Frontman James Dean Bradfield speaks about losing Richey and and admiring Pete Doherty...
James Dean Bradfield says he can't help but admire Pete Doherty for capturing the early Manic Street Preachers' spirit of 'holding it together and pulling it off by the skin of your teeth'.
Bradfield, whose debut solo album The Great Western entered the charts at number 22 yesterday, is forever bonded to his former band-mate Richey Edwards, who disappeared in 1995 and has never been found.
The true complexity of who Edwards was has been lost to the one-dimensional nature of rock myth in much the way that Doherty is dismissed as some smack-headed singer soon for the grave, and Bradfield sees a spiritual link between Doherty and the Manics.

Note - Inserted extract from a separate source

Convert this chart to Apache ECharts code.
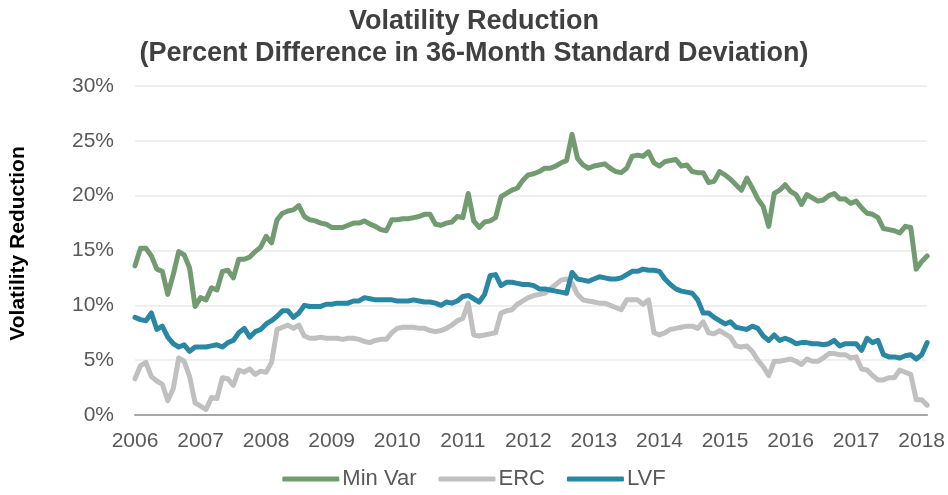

When asked if there was currently a band out there who captured the spirit of the early Manics, he volunteered: 'I see it in Primal Scream who went about the same thing as us in a very different way to us but I can't deny I see it in the whole Libertines/Babyshambles/Pete Doherty thing.
"It's the spirit of it, and I don't mean that in a patronising way."
"It's that thing of keeping it together by the skin of your teeth and having it all wash out in your music."
It is not a comparison Bradfield uses lightly because he is tired of the way the media takes the memory of his best friend and turn it into a easy comparison marketing tool.
"There was a review of my single (That's No Way To Tell A Lie) in the NME which was critical of me and I'm fine with that but it mentioned Richey in a hurtful way and that's when we feel we have a duty to him."
"When someone talks about him like that we feel we have to put them right on what kind of person he was and make sure he is represented correctly because he was a more complicated person than this doe-eyed rock saint."
"As a band we live by the sword and die by the sword because we signed up for that whole rock mythology thing when we were younger, the stuff you get with people like Ian Curtis (iconic Joy Division singer who committed suicide), but sometimes some of the stuff you see written is just rubbish."
"Represent him as a real person rather than a myth, y'know."
The passion and dignity with which Bradfield still deals with the Edwards questions is admirable and when he talks about Edwards and the Manics it's clear Bradfield is refocused in his love for the band.
"People didn't quite get (last album) Lifeblood and that's not a bad thing, but we had to make sure we hadn't lost touch with what our essence was."
"It was about understanding how we were pushing ourselves. Even if we didn't find an answer we needed to feel comfortable with what we were doing."
"That was the first time I'd had a break from the band since I was 15 and it showed me I'm still not past that thing of having a guitar in my hand and writing songs. It showed I'm still fired about music and I didn't think we (the Manics) could be any closer as people but this has proved to me that we crave each other as friends and as musicians."
"The Manics is my home, this solo album is a holiday."